What is the number of lines holding the word "this"? Write that number and nothing else.

* [Source data]:

**********

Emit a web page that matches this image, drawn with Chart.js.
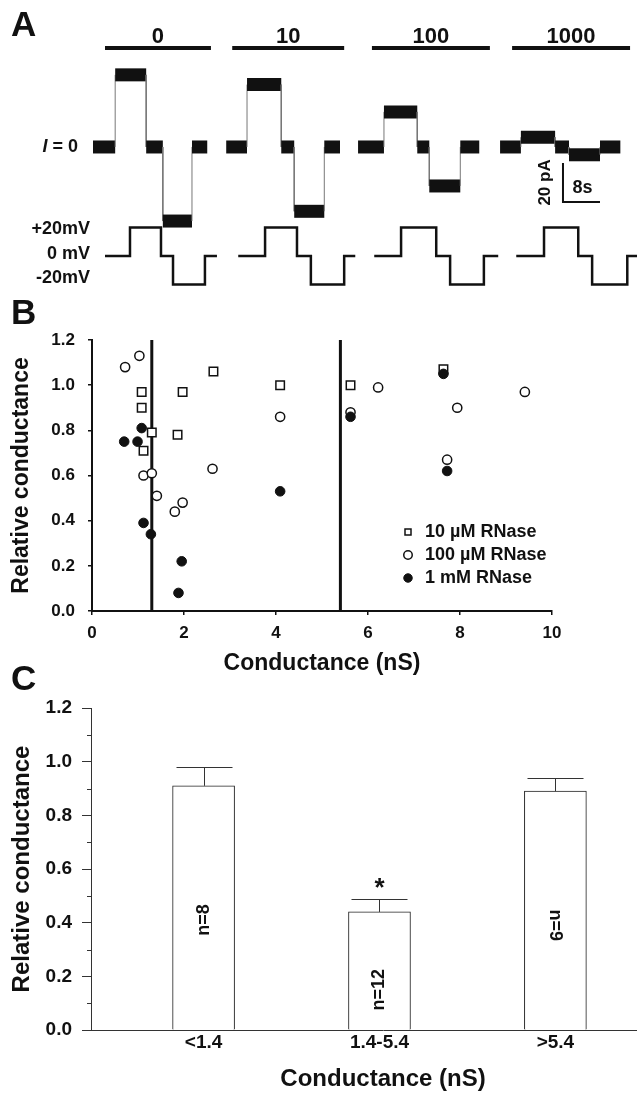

**********

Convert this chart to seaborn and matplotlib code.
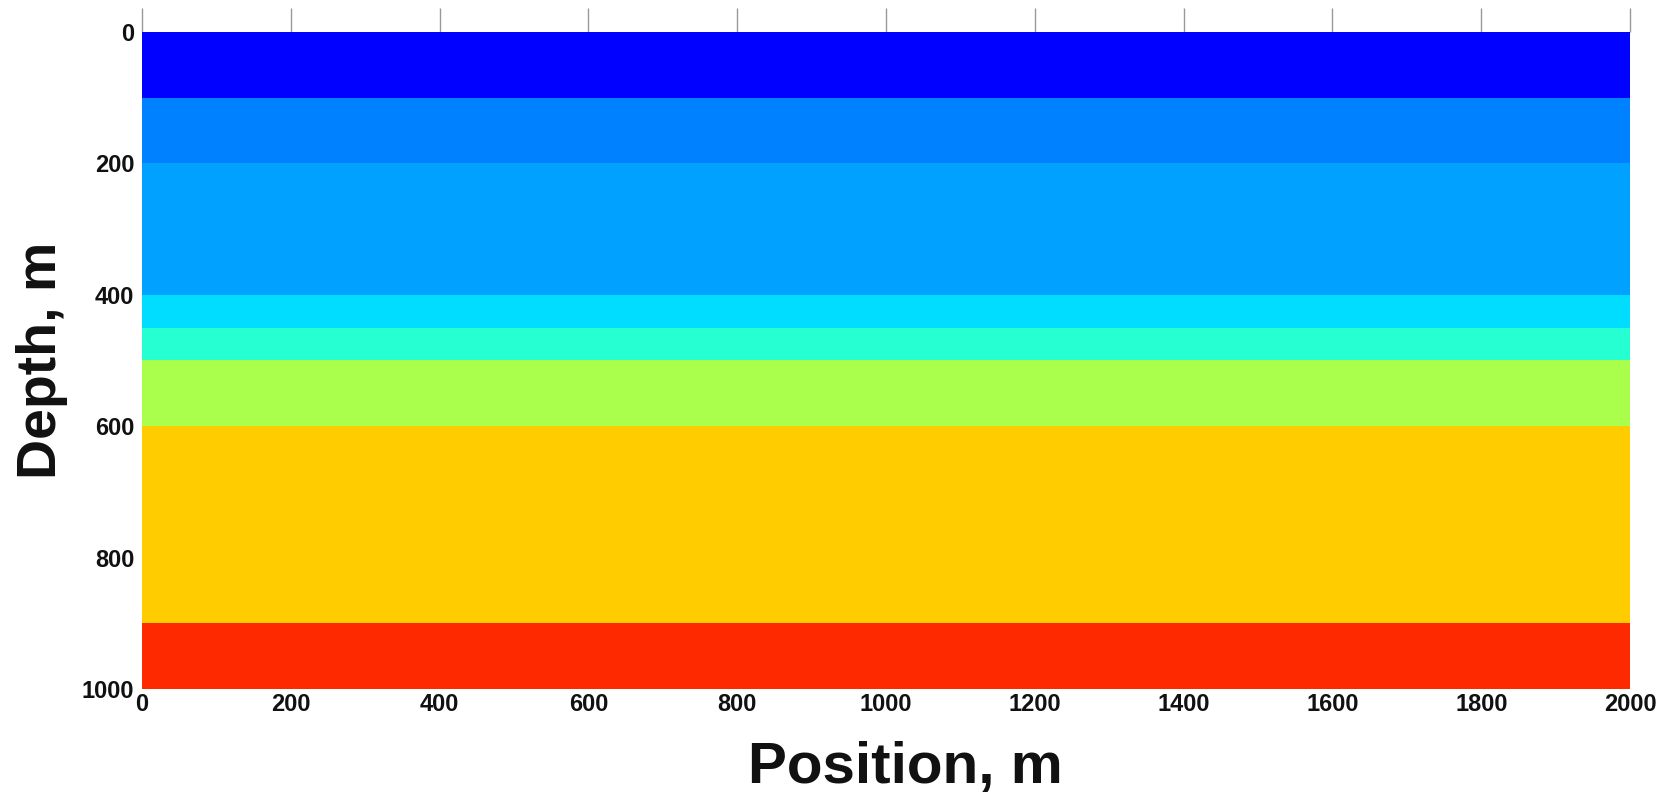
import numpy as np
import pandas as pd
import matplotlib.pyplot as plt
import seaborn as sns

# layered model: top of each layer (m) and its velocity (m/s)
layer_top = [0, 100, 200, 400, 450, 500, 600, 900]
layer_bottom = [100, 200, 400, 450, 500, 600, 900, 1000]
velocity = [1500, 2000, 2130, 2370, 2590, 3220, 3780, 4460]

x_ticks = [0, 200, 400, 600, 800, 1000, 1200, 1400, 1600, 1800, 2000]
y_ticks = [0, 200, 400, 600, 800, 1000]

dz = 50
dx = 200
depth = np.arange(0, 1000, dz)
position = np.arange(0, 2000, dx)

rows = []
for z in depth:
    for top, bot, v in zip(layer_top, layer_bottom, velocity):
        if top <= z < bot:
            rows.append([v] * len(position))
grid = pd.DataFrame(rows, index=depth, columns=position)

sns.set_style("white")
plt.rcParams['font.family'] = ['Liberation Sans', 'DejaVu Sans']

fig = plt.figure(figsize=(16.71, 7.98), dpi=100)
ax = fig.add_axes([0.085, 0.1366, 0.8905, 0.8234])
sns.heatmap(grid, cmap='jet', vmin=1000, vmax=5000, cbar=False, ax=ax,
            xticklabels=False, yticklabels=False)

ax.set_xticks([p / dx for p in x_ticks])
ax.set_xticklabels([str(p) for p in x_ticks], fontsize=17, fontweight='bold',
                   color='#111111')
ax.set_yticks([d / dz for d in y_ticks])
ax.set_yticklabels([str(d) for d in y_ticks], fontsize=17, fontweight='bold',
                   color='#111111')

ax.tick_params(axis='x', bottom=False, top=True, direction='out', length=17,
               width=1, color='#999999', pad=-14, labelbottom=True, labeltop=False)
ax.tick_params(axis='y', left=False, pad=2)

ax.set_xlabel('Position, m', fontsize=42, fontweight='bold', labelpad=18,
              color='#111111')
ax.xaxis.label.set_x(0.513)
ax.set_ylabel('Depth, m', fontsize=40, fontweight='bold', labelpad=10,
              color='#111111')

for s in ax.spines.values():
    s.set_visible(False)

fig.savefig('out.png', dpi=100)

**********

* [Task answer]: 2